Moving people and supplies across the Great White South is treacherous, difficult, and expensive with logistical costs constituting as much as 90 percent of an expedition's budget—about $125,000 a trip on average. And that's assuming the convoy isn't swallowed by an ice crevasse en route. But a new radar-equipped rover could help the National Science Foundation save lives and millions of dollars a year.
The Antarctic is a hotbed of scientific research stations studying everything from newly-discovered marine environments to the furthest reaches of the universe. But performing these tasks requires large amounts of fuel, which is not an easy commodity to obtain given the United States Antarctic Program observatories' distance hundreds of miles from the Antarctic coast and the treacherous, shifting ice sheets. The NSF can and has hired C-130s to simply airlift fuel out there but each flight costs a whopping $8,000.
They have also recently begun dragging the supplies to distant outposts aboard tractors but they face the constant danger of falling into a hidden crevasse (read: a crack in the ice sheet 30 feet wide, 200 feet deep, and covered by a weak "bridge" of snow). "In order to get up onto the ice cap, you have to explore a crevasse-free route," project co-lead Jim Lever told The Dartmouth. To do so, tractors have traditionally suspended ground penetrating radar ahead of themselves on 30-foot booms but this method only leaves 2.5 seconds to react before falling in.
But now, tractor crews are being led by the Yeti, a four-wheel drive rover equipped with ground penetrating radar designed by students at Dartmouth's Thayer School of Engineering coordinating with engineers from the US Army Cold Regions Research and Engineering Lab in Hanover. "Yeti does exactly the same thing [as the boom-suspension method], but you can program it a route and have it drive a route in front of the lead vehicle, and it will use the radar to find where the crevasses are," Lever said.
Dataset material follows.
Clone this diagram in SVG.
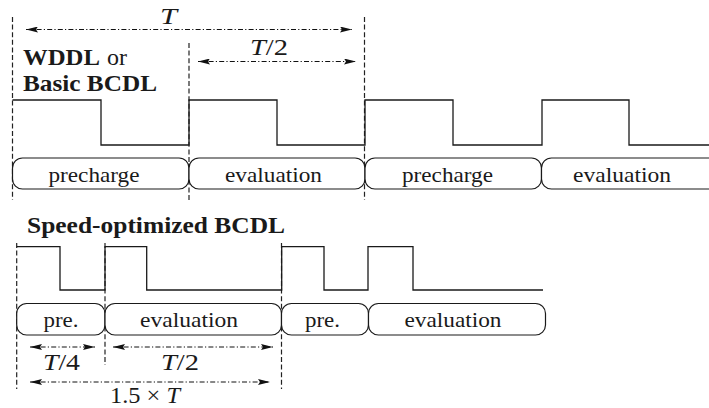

The radar "generates a continuous wave form of the layers it detects under the surface," Lever continued. Solid ice pack creates a steady horizontal band pattern while concealed crevasses appear as an "interference pattern that has a very characteristic appearance." Plus, the rover is both light enough—just 150 pounds—to avoid breaking the snow bridge and tumbling to a frozen grave as well as cheap enough—just $25,000—to be easily replaceable if it does.
"It's not likely to fall through, and there's no danger to the robot except losing the robot," said Laura Ray, Dartmouth engineer and co-lead of the Yeti project. In fact, the NSF estimates that Yeti-guided trips to McMurdo Station alone will save the organization $2 million annually over the C-130 method.
Researchers are already looking to build more Yetis to guide additional supply runs throughout Greenland and the Arctic as well as transfer the Yeti's technology—currently limited by the rover's three-hour battery life—to Dartmouth's solar-powered Cool Robot.